▶ _Entries with chart source code_:
[BEGIN]

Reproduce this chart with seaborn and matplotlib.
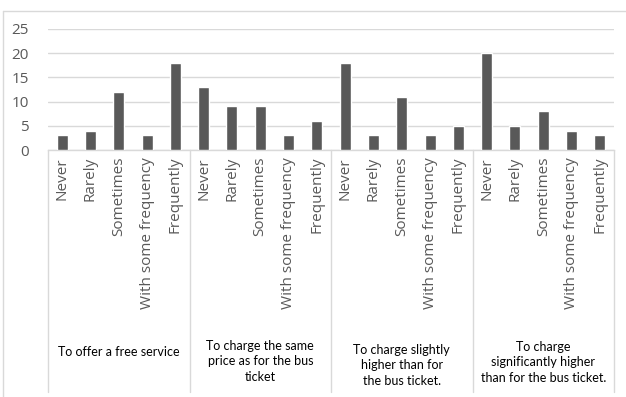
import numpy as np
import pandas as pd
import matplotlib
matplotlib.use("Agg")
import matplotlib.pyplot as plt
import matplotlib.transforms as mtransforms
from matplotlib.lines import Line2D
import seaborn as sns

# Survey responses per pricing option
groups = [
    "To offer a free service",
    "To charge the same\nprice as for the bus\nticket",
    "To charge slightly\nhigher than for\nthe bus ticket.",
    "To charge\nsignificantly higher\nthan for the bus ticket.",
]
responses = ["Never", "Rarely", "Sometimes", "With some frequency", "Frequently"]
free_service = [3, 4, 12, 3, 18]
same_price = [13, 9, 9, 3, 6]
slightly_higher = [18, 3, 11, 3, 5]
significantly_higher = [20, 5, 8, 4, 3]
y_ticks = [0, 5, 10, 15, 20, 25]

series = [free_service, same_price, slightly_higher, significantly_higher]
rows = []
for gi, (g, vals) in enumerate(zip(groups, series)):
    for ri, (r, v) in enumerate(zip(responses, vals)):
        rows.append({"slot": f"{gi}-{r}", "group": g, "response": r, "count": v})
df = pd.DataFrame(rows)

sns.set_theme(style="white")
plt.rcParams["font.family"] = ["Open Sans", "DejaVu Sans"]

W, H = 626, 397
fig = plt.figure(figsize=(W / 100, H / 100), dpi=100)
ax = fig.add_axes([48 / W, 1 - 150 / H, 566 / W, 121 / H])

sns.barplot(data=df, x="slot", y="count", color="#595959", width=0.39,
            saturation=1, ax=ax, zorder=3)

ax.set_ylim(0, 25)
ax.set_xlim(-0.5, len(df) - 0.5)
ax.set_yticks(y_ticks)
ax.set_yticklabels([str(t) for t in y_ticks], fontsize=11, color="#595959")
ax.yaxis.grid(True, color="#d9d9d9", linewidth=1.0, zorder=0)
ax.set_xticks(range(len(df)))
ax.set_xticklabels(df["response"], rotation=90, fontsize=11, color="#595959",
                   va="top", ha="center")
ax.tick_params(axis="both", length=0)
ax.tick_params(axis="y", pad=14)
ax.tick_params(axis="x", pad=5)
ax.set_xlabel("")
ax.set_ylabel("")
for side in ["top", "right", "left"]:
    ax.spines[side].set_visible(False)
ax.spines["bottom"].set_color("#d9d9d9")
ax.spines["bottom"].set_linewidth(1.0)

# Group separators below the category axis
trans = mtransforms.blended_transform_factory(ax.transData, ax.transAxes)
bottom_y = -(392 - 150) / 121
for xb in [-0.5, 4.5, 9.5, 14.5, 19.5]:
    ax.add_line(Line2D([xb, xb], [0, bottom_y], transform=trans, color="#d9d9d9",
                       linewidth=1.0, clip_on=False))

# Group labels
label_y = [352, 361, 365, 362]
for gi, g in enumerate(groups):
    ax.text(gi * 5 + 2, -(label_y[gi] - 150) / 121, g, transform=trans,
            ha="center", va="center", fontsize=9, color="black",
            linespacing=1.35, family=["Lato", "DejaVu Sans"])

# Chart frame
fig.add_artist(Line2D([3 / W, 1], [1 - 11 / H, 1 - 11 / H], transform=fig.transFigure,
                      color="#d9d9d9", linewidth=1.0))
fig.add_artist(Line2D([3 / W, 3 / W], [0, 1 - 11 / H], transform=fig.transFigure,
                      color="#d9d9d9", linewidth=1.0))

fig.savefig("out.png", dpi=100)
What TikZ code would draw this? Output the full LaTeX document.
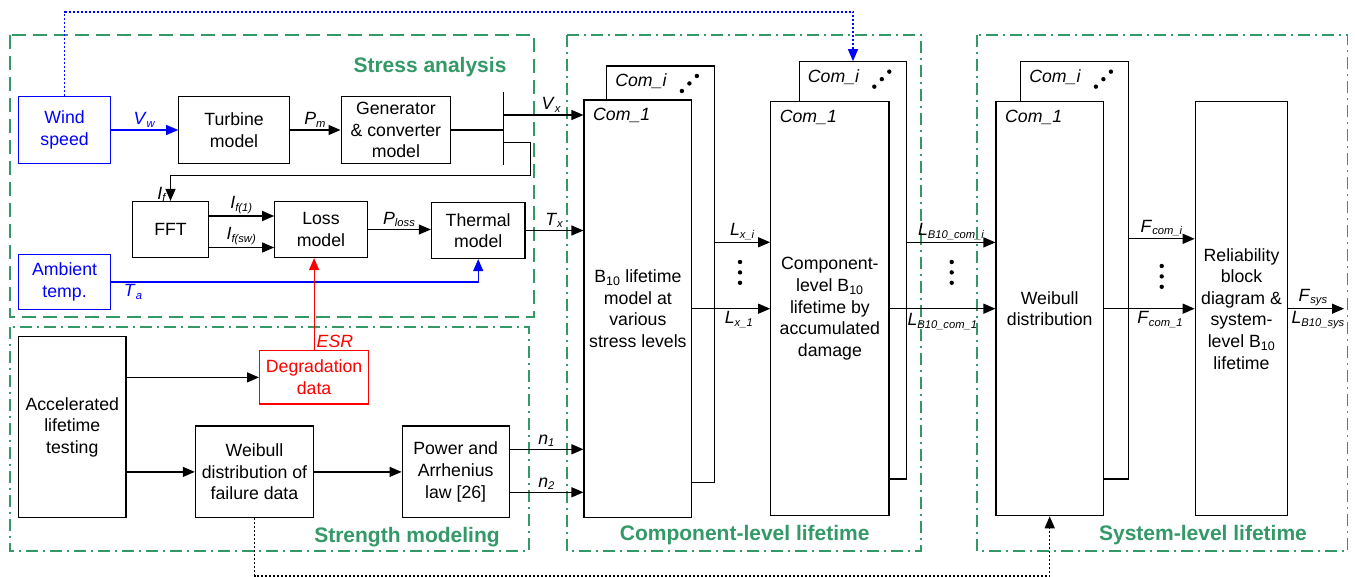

[END]

▶ _WORK TO COMPLETE_: Locate the lines above that contain "this" and copy them.

▶ _EXERCISE ANSWER_:
Reproduce this chart with seaborn and matplotlib.
What TikZ code would draw this? Output the full LaTeX document.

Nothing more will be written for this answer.